**Provided data**
------------------------------------
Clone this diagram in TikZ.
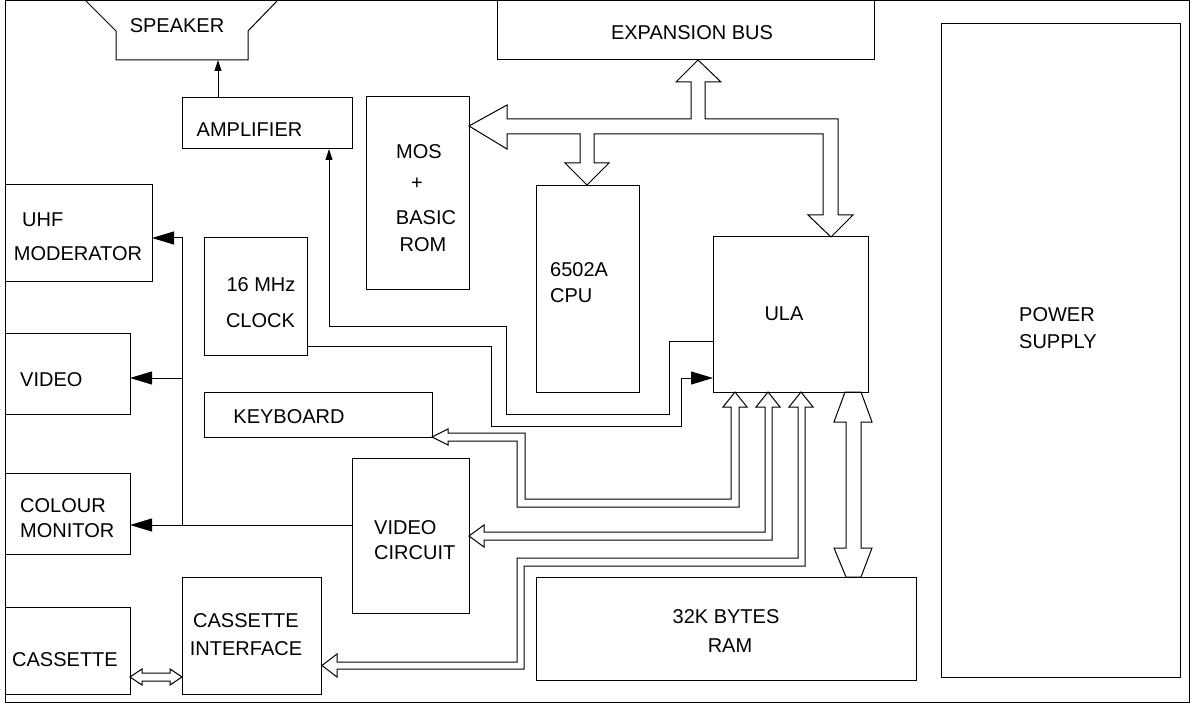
\documentclass[tikz,border=0pt]{standalone}
\usepackage{fontspec}
\setmainfont{Liberation Sans}
\usetikzlibrary{arrows.meta,fit}
\begin{document}
\begin{tikzpicture}[x=1pt,y=-1pt,
  box/.style={draw=black, line width=1pt, inner sep=0pt, outer sep=0pt},
  lnk/.style={draw=black, line width=1pt},
  smallarr/.style={lnk, -{Triangle[length=11pt,width=7pt]}},
  bigarr/.style={lnk, -{Triangle[length=22pt,width=13pt]}},
  fat/.style={draw=black, line width=1pt, fill=white, line join=miter},
  txt/.style={inner sep=0pt, font=\fontsize{20pt}{24pt}\selectfont}]
\useasboundingbox (0,0) rectangle (1196,703);

% frame
\node[box, fit={(5,1) (1189,702)}] (frame) {};

% fat buses (drawn first)
\draw[fat] (698,60) -- (721,82) -- (705,82) -- (705,119) -- (838,119) -- (838,215)
  -- (853,215) -- (831,237) -- (808,215) -- (823,215) -- (823,134) -- (594,134)
  -- (594,163) -- (609,163) -- (587,185) -- (565,163) -- (580,163) -- (580,134)
  -- (507,134) -- (507,149) -- (469,126) -- (507,105) -- (507,119) -- (691,119)
  -- (691,82) -- (676,82) -- cycle;
% ULA -> keyboard
\draw[fat] (735,392) -- (747,407) -- (739,407) -- (739,507) -- (517,507) -- (517,441)
  -- (448,441) -- (448,445) -- (432,437) -- (448,429) -- (448,433) -- (525,433)
  -- (525,499) -- (731,499) -- (731,407) -- (723,407) -- cycle;
% ULA -> video circuit
\draw[fat] (768,392) -- (780,407) -- (772,407) -- (772,540) -- (484,540) -- (484,547)
  -- (469,536) -- (484,525) -- (484,532) -- (765,532) -- (765,407) -- (756,407) -- cycle;
% ULA -> cassette interface
\draw[fat] (801,392) -- (813,407) -- (805,407) -- (805,566) -- (524,566) -- (524,669)
  -- (337,669) -- (337,677) -- (322,665.5) -- (337,654) -- (337,662) -- (517,662)
  -- (517,558) -- (798,558) -- (798,407) -- (789,407) -- cycle;
% ULA <-> RAM
\draw[fat] (845,392) -- (834,422) -- (846,422) -- (846,548) -- (834,548) -- (846,577)
  -- (861,577) -- (872,548) -- (861,548) -- (861,422) -- (872,422) -- (861,392) -- cycle;
% cassette <-> interface
\draw[fat] (130,677) -- (142,669) -- (142,673) -- (170,673) -- (170,669) -- (182,677)
  -- (170,685) -- (170,681) -- (142,681) -- (142,685) -- cycle;

% speaker
\draw[lnk, line join=miter] (86,1) -- (116,31) -- (116,60) -- (248,60) -- (248,31) -- (277,1);
\node[txt] (spk) at (177,26) {SPEAKER};
\coordinate (spkB) at (218,60);

% boxes
\node[box, fit={(497,1) (874,60)}] (exp) {};
\node[box, fit={(182,98) (352,149)}] (amp) {};
\node[box, fit={(366,97) (469,289)}] (mos) {};
\node[box, fit={(536,186) (639,392)}] (cpu) {};
\node[box, fit={(713,237) (868,392)}] (ula) {};
\node[box, fit={(5,185) (152,281)}] (uhf) {};
\node[box, fit={(5,333) (130,414)}] (vid) {};
\node[box, fit={(5,473) (130,554)}] (cm) {};
\node[box, fit={(204,238) (307,355)}] (clk) {};
\node[box, fit={(204,392) (432,437)}] (kbd) {};
\node[box, fit={(352,458) (469,613)}] (vc) {};
\node[box, fit={(182,577) (321,694)}] (ci) {};
\node[box, fit={(5,607) (130,694)}] (cas) {};
\node[box, fit={(536,577) (916,680)}] (ram) {};
\node[box, fit={(941,24) (1180,677)}] (psu) {};

% texts
\node[txt] (expT) at (692,33) {EXPANSION BUS};
\node[txt] (ampT) at (249.5,130) {AMPLIFIER};
\node[txt] (mosT1) at (419,152) {MOS};
\node[txt] (mosT2) at (417,184) {+};
\node[txt] (mosT3) at (426,218) {BASIC};
\node[txt] (mosT4) at (423,245) {ROM};
\node[txt, anchor=west] (cpuT1) at (550,270) {6502A};
\node[txt, anchor=west] (cpuT2) at (550,296) {CPU};
\node[txt] (ulaT) at (784,314) {ULA};
\node[txt, anchor=west] (uhfT1) at (22,220) {UHF};
\node[txt] (uhfT2) at (78,254) {MODERATOR};
\node[txt, anchor=west] (vidT) at (20,380) {VIDEO};
\node[txt, anchor=west] (cmT1) at (20,506) {COLOUR};
\node[txt, anchor=west] (cmT2) at (20,531) {MONITOR};
\node[txt] (clkT1) at (261,285) {16 MHz};
\node[txt] (clkT2) at (260.5,321) {CLOCK};
\node[txt] (kbdT) at (289,417) {KEYBOARD};
\node[txt, anchor=west] (vcT1) at (374,528) {VIDEO};
\node[txt, anchor=west] (vcT2) at (374,553) {CIRCUIT};
\node[txt] (ciT1) at (246,621) {CASSETTE};
\node[txt] (ciT2) at (246,649) {INTERFACE};
\node[txt] (casT) at (65,660) {CASSETTE};
\node[txt] (ramT1) at (726,617) {32K BYTES};
\node[txt] (ramT2) at (730,646) {RAM};
\node[txt, anchor=west] (psuT1) at (1019,315) {POWER};
\node[txt, anchor=west] (psuT2) at (1019,342) {SUPPLY};

% thin connectors
\draw[smallarr] (amp.north -| spkB) -- (spkB);

\coordinate (a1) at (669,341);
\coordinate (a2) at (669,414);
\coordinate (a3) at (506,414);
\coordinate (a4) at (506,326);
\coordinate (a5) at (329,326);
\draw[smallarr] (ula.west |- a1) -- (a1) -- (a2) -- (a3) -- (a4) -- (a5) -- (amp.south -| a5);

\coordinate (c1) at (491,346);
\coordinate (c2) at (491,426);
\coordinate (c3) at (681,426);
\coordinate (c4) at (681,378);
\draw[bigarr] (clk.east |- c1) -- (c1) -- (c2) -- (c3) -- (c4) -- (ula.west |- c4);

\coordinate (j1) at (182,525);
\coordinate (j2) at (182,378);
\coordinate (j3) at (182,238);
\draw[bigarr] (vc.west |- j1) -- (cm.east |- j1);
\draw[bigarr] (j1) -- (j3) -- (uhf.east |- j3);
\draw[bigarr] (j2) -- (vid.east |- j2);
\end{tikzpicture}
\end{document}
------------------------------------
**Exercise aim**
Return the listing above word for word, with the pictures removed.

**Solution for this problem**
Clone this diagram in TikZ.
\documentclass[tikz,border=0pt]{standalone}
\usepackage{fontspec}
\setmainfont{Liberation Sans}
\usetikzlibrary{arrows.meta,fit}
\begin{document}
\begin{tikzpicture}[x=1pt,y=-1pt,
  box/.style={draw=black, line width=1pt, inner sep=0pt, outer sep=0pt},
  lnk/.style={draw=black, line width=1pt},
  smallarr/.style={lnk, -{Triangle[length=11pt,width=7pt]}},
  bigarr/.style={lnk, -{Triangle[length=22pt,width=13pt]}},
  fat/.style={draw=black, line width=1pt, fill=white, line join=miter},
  txt/.style={inner sep=0pt, font=\fontsize{20pt}{24pt}\selectfont}]
\useasboundingbox (0,0) rectangle (1196,703);

% frame
\node[box, fit={(5,1) (1189,702)}] (frame) {};

% fat buses (drawn first)
\draw[fat] (698,60) -- (721,82) -- (705,82) -- (705,119) -- (838,119) -- (838,215)
  -- (853,215) -- (831,237) -- (808,215) -- (823,215) -- (823,134) -- (594,134)
  -- (594,163) -- (609,163) -- (587,185) -- (565,163) -- (580,163) -- (580,134)
  -- (507,134) -- (507,149) -- (469,126) -- (507,105) -- (507,119) -- (691,119)
  -- (691,82) -- (676,82) -- cycle;
% ULA -> keyboard
\draw[fat] (735,392) -- (747,407) -- (739,407) -- (739,507) -- (517,507) -- (517,441)
  -- (448,441) -- (448,445) -- (432,437) -- (448,429) -- (448,433) -- (525,433)
  -- (525,499) -- (731,499) -- (731,407) -- (723,407) -- cycle;
% ULA -> video circuit
\draw[fat] (768,392) -- (780,407) -- (772,407) -- (772,540) -- (484,540) -- (484,547)
  -- (469,536) -- (484,525) -- (484,532) -- (765,532) -- (765,407) -- (756,407) -- cycle;
% ULA -> cassette interface
\draw[fat] (801,392) -- (813,407) -- (805,407) -- (805,566) -- (524,566) -- (524,669)
  -- (337,669) -- (337,677) -- (322,665.5) -- (337,654) -- (337,662) -- (517,662)
  -- (517,558) -- (798,558) -- (798,407) -- (789,407) -- cycle;
% ULA <-> RAM
\draw[fat] (845,392) -- (834,422) -- (846,422) -- (846,548) -- (834,548) -- (846,577)
  -- (861,577) -- (872,548) -- (861,548) -- (861,422) -- (872,422) -- (861,392) -- cycle;
% cassette <-> interface
\draw[fat] (130,677) -- (142,669) -- (142,673) -- (170,673) -- (170,669) -- (182,677)
  -- (170,685) -- (170,681) -- (142,681) -- (142,685) -- cycle;

% speaker
\draw[lnk, line join=miter] (86,1) -- (116,31) -- (116,60) -- (248,60) -- (248,31) -- (277,1);
\node[txt] (spk) at (177,26) {SPEAKER};
\coordinate (spkB) at (218,60);

% boxes
\node[box, fit={(497,1) (874,60)}] (exp) {};
\node[box, fit={(182,98) (352,149)}] (amp) {};
\node[box, fit={(366,97) (469,289)}] (mos) {};
\node[box, fit={(536,186) (639,392)}] (cpu) {};
\node[box, fit={(713,237) (868,392)}] (ula) {};
\node[box, fit={(5,185) (152,281)}] (uhf) {};
\node[box, fit={(5,333) (130,414)}] (vid) {};
\node[box, fit={(5,473) (130,554)}] (cm) {};
\node[box, fit={(204,238) (307,355)}] (clk) {};
\node[box, fit={(204,392) (432,437)}] (kbd) {};
\node[box, fit={(352,458) (469,613)}] (vc) {};
\node[box, fit={(182,577) (321,694)}] (ci) {};
\node[box, fit={(5,607) (130,694)}] (cas) {};
\node[box, fit={(536,577) (916,680)}] (ram) {};
\node[box, fit={(941,24) (1180,677)}] (psu) {};

% texts
\node[txt] (expT) at (692,33) {EXPANSION BUS};
\node[txt] (ampT) at (249.5,130) {AMPLIFIER};
\node[txt] (mosT1) at (419,152) {MOS};
\node[txt] (mosT2) at (417,184) {+};
\node[txt] (mosT3) at (426,218) {BASIC};
\node[txt] (mosT4) at (423,245) {ROM};
\node[txt, anchor=west] (cpuT1) at (550,270) {6502A};
\node[txt, anchor=west] (cpuT2) at (550,296) {CPU};
\node[txt] (ulaT) at (784,314) {ULA};
\node[txt, anchor=west] (uhfT1) at (22,220) {UHF};
\node[txt] (uhfT2) at (78,254) {MODERATOR};
\node[txt, anchor=west] (vidT) at (20,380) {VIDEO};
\node[txt, anchor=west] (cmT1) at (20,506) {COLOUR};
\node[txt, anchor=west] (cmT2) at (20,531) {MONITOR};
\node[txt] (clkT1) at (261,285) {16 MHz};
\node[txt] (clkT2) at (260.5,321) {CLOCK};
\node[txt] (kbdT) at (289,417) {KEYBOARD};
\node[txt, anchor=west] (vcT1) at (374,528) {VIDEO};
\node[txt, anchor=west] (vcT2) at (374,553) {CIRCUIT};
\node[txt] (ciT1) at (246,621) {CASSETTE};
\node[txt] (ciT2) at (246,649) {INTERFACE};
\node[txt] (casT) at (65,660) {CASSETTE};
\node[txt] (ramT1) at (726,617) {32K BYTES};
\node[txt] (ramT2) at (730,646) {RAM};
\node[txt, anchor=west] (psuT1) at (1019,315) {POWER};
\node[txt, anchor=west] (psuT2) at (1019,342) {SUPPLY};

% thin connectors
\draw[smallarr] (amp.north -| spkB) -- (spkB);

\coordinate (a1) at (669,341);
\coordinate (a2) at (669,414);
\coordinate (a3) at (506,414);
\coordinate (a4) at (506,326);
\coordinate (a5) at (329,326);
\draw[smallarr] (ula.west |- a1) -- (a1) -- (a2) -- (a3) -- (a4) -- (a5) -- (amp.south -| a5);

\coordinate (c1) at (491,346);
\coordinate (c2) at (491,426);
\coordinate (c3) at (681,426);
\coordinate (c4) at (681,378);
\draw[bigarr] (clk.east |- c1) -- (c1) -- (c2) -- (c3) -- (c4) -- (ula.west |- c4);

\coordinate (j1) at (182,525);
\coordinate (j2) at (182,378);
\coordinate (j3) at (182,238);
\draw[bigarr] (vc.west |- j1) -- (cm.east |- j1);
\draw[bigarr] (j1) -- (j3) -- (uhf.east |- j3);
\draw[bigarr] (j2) -- (vid.east |- j2);
\end{tikzpicture}
\end{document}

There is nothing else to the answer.